オランダ戦で40分フル出場をはじめ、5試合中4試合で30分以上プレーするなど、攻防にわたって柱として活躍している網本麻里 [写真]=斎藤寿子

 そして迎えた最終戦、ドイツとの試合は52-61で3敗目を喫した。ただ、大会を通して一つひとつ細かくディフェンスを修正したことが生き、最も手応えを感じた試合でもあった。まず一つは、ナンバーコールを40分間徹底することや、プレスの際に不必要に押し込もうとすると次の動作に遅れが生じてしまうため、細かく90度ターンを意識するという基本的要素を再確認した。

 さらに試合を重ねるたびに加えたこともあった。プレスからシャドウに移行する中でラインを突破しようとする相手を止める意識が高いあまり、ヘルプにいったまま1人に2人がつくような形になっていた。当然コート上のどこかでアウトナンバーの形が自ずとできてしまい、ブレイクにつながっていた。そこで岩野HCはあくまでも最後のTカップに移るまではマンツーマンであるとして、ヘルプではなくスライドしてマッチアップの相手を変えるスイッチの意識を高めることを指示した。

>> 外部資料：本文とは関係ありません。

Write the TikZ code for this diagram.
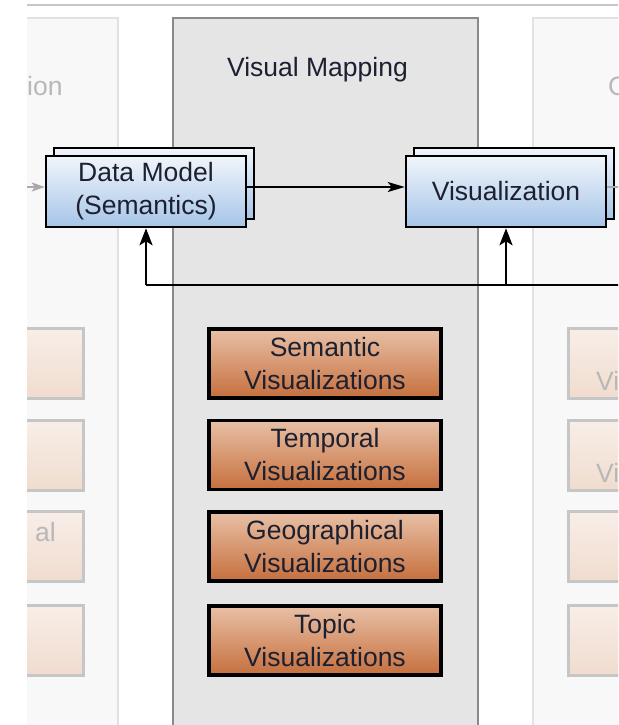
\documentclass[tikz,border=0pt]{standalone}
\usepackage{fontspec}
\setmainfont{Liberation Sans}
\usetikzlibrary{arrows.meta}

\definecolor{ink}{HTML}{1C2030}
\definecolor{fadeink}{HTML}{B8B8B8}
\definecolor{rule}{HTML}{C8C8C8}
\definecolor{sidefill}{HTML}{F8F8F8}
\definecolor{sideedge}{HTML}{E2E2E2}
\definecolor{midfill}{HTML}{E5E5E5}
\definecolor{midedge}{HTML}{8A8A8A}
\definecolor{blueTop}{HTML}{F1F5FB}
\definecolor{blueBot}{HTML}{A6C5E8}
\definecolor{orTop}{HTML}{E8C0A6}
\definecolor{orBot}{HTML}{C66F3D}
\definecolor{fadeTop}{HTML}{F8EEE8}
\definecolor{fadeBot}{HTML}{F0DCCE}
\definecolor{fadeEdge}{HTML}{C6C6C6}
\definecolor{fadeArrow}{HTML}{AAAAAA}

\tikzset{
  txt/.style={font=\fontsize{26.5}{33}\selectfont},
  bluebox/.style={txt, draw=black, line width=2.5pt, top color=blueTop,
    bottom color=blueBot, minimum width=200pt, minimum height=71pt,
    inner sep=0pt, align=center, text=ink},
  orbox/.style={txt, draw=black, line width=3.5pt, top color=orTop,
    bottom color=orBot, minimum width=232pt, minimum height=69pt,
    inner sep=0pt, align=center, text=ink},
  fadebox/.style={draw=fadeEdge, line width=3pt, top color=fadeTop,
    bottom color=fadeBot},
  fadetext/.style={txt, text=fadeink, inner sep=0pt, anchor=base west},
  panel/.style={line width=2pt},
  harr/.style={draw=black, line width=2pt,
    -{Stealth[length=17pt,width=10pt,inset=4pt]}},
  varr/.style={draw=black, line width=2.6pt,
    -{Stealth[length=17pt,width=13pt,inset=4pt]}},
  farr/.style={draw=fadeArrow, line width=2pt,
    -{Stealth[length=13pt,width=9pt,inset=3pt]}},
}

\begin{document}
\begin{tikzpicture}[x=1pt,y=-1pt]
\useasboundingbox (0,0) rectangle (618,725);
\begin{scope}
\clip (27,0) rectangle (618,725);

% top rule
\draw[rule, line width=2pt] (27,5.5) -- (620,5.5);

% side panels (faded) and middle panel
\draw[panel, fill=sidefill, draw=sideedge] (10,18) rectangle (118,740);
\draw[panel, fill=sidefill, draw=sideedge] (533,18) rectangle (700,740);
\draw[panel, fill=midfill, draw=midedge] (173,18) rectangle (478,740);

% panel titles
\node[txt, text=ink, inner sep=0pt, anchor=base] (title) at (317.5,77) {Visual Mapping};
\node[fadetext] (ltitle) at (27,95) {ion};
\node[fadetext] (rtitle) at (608,95) {C};

% faded boxes of the neighbouring panels
\foreach \y [count=\i] in {363.5,455,546.5,640.5} {
  \path[fadebox] (10,\y-35) rectangle (83.5,\y+35);
  \path[fadebox] (568.5,\y-35) rectangle (660,\y+35);
}
\node[fadetext] (lal) at (35,541) {al};
\node[fadetext] (rvi1) at (596,390) {Vi};
\node[fadetext] (rvi2) at (596,482) {Vi};

% stacked blue boxes
\node[bluebox] (dmback) at (154,183.5) {};
\node[bluebox] (dm) at (146,191.5) {Data Model\\(Semantics)};
\node[bluebox] (visback) at (514,183.5) {};
\node[bluebox] (vis) at (506,191.5) {Visualization};

% faded connectors to and from the side panels
\coordinate (inL) at (20,187);
\coordinate (outR) at (625,187);
\draw[farr] (inL) -- ([yshift=4.5pt]dm.west);
\draw[fadeArrow, line width=2pt] ([yshift=4.5pt]vis.east) -- (outR);

% main connector
\draw[harr] ([yshift=4.5pt]dm.east) -- ([yshift=4.5pt]vis.west);

% feedback loop
\coordinate (fbL) at (146,285);
\coordinate (fbR) at (625,285);
\draw[black, line width=2.6pt] (fbR) -- (fbL);
\draw[varr] (fbL) -- (dm.south);
\draw[varr] (vis.south |- fbL) -- (vis.south);

% visualization types
\node[orbox] (sem) at (325,363.5) {Semantic\\Visualizations};
\node[orbox] (tmp) at (325,455) {Temporal\\Visualizations};
\node[orbox] (geo) at (325,546.5) {Geographical\\Visualizations};
\node[orbox] (top) at (325,640.5) {Topic\\Visualizations};
\end{scope}
\end{tikzpicture}
\end{document}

 さらにドイツ戦では、プレスからシャドウへの切り替えをそれまでよりもワンテンポ早くすることでブレイクを阻止することに成功。優勝候補の一角と目されたアメリカを破ったドイツ相手に、一時は1点差に迫るなどしっかりと競り合い、60点台に抑えたことは評価に値する。ドイツが日本のディフェンスに苦戦していたことは明らかだった。

ドイツ戦では約27分出場し、小柄ながら守備で相手ビッグマンを止めたり、ピックをかけて味方のシュートを演出するなど、献身的なプレーを見せた財満いずみ [写真]=斎藤寿子

 その反面、「もう少し上がらないとどこが相手でも勝てない」と岩野HCが語る通り、34.5パーセントとフィールドゴール成功率には改善が見られなかった。結局、グループリーグ5試合でのフィールドゴール成功率のアベレージは、12カ国中9位の35.1パーセント。ベスト8の中で最も低く、8位のカナダが41.5パーセントであることからも、世界トップクラスのチームとは大きく開けられた状況だ。

日本のバスケットを遂行できるかがカギを握る中国戦

 さて17日からは決勝トーナメントがスタートし、グループAを4位通過とした日本は、準々決勝でグループBを4勝1敗でトップ通過した中国と対戦する。2011年、翌年のロンドンパラリンピックの切符をかけて行われたアジアオセアニアチャンピオンシップスで敗れて以降、今や世界の頂点に立とうとしている中国に日本は勝つことが難しくなっている。開きつつある中国との差をどこまで縮めて、勝機を見出すことができるか。そのために重要なポイントとして、岩野HCは2つ挙げた。

「中国のスターティング5は全員が非常に高い確率でシュートを決める力を持っている。それだけにドイツ戦以上にいかにプレス、シャドウでつかまえてハーフコートでのセットオフェンスの時間を削れるか。そして日本のシュートの確率をどこまで上げていけるか。少なくとも60点台に乗せるくらいの確率は欲しいなと思います」

全5試合でスターティング5に抜擢され、特にドイツ戦ではディフェンスが光った大津美穂 [写真]=斎藤寿子

 グループリーグ5試合で、中国はオランダ(58.5パーセント)、アメリカ(54.5パーセント)に次ぐ53.3パーセントのフィールドゴール成功率を誇っている。一方、アテンプトはほとんどの国が300を超えているのに対し、中国は270とタイ(242)、アルジェリア(262)に次いで3番目に少ない。時間をかけてセットオフェンスをしかけてくるからだ。

 ハーフコートに持ち込み、ボールを回しながらミドルシュート、あるいはピックアンドロールからのレイアップを狙うというスタイルを踏襲する中国のバスケットは一見、非常にシンプルで強さは感じられない。しかし、驚異的なシュート力で相手を精神的に疲弊させてしまうのが中国の恐ろしさでもある。またディフェンスの戻りも速く、2on2の形は攻防ともに得意としている。

 ただベンチメンバーとの差は大きいと見られ、先発5人がいずれの試合でも30分以上プレーしている。この5人のスタミナを前半で削り、後半にシュート力が落ちるといった状況が生みだせれば、十分に勝機は見えてくるはずだ。12年ぶりに中国に土をつけ、自らの手でパリパラリンピックの出場枠をアジアオセアニアにもたらしたい。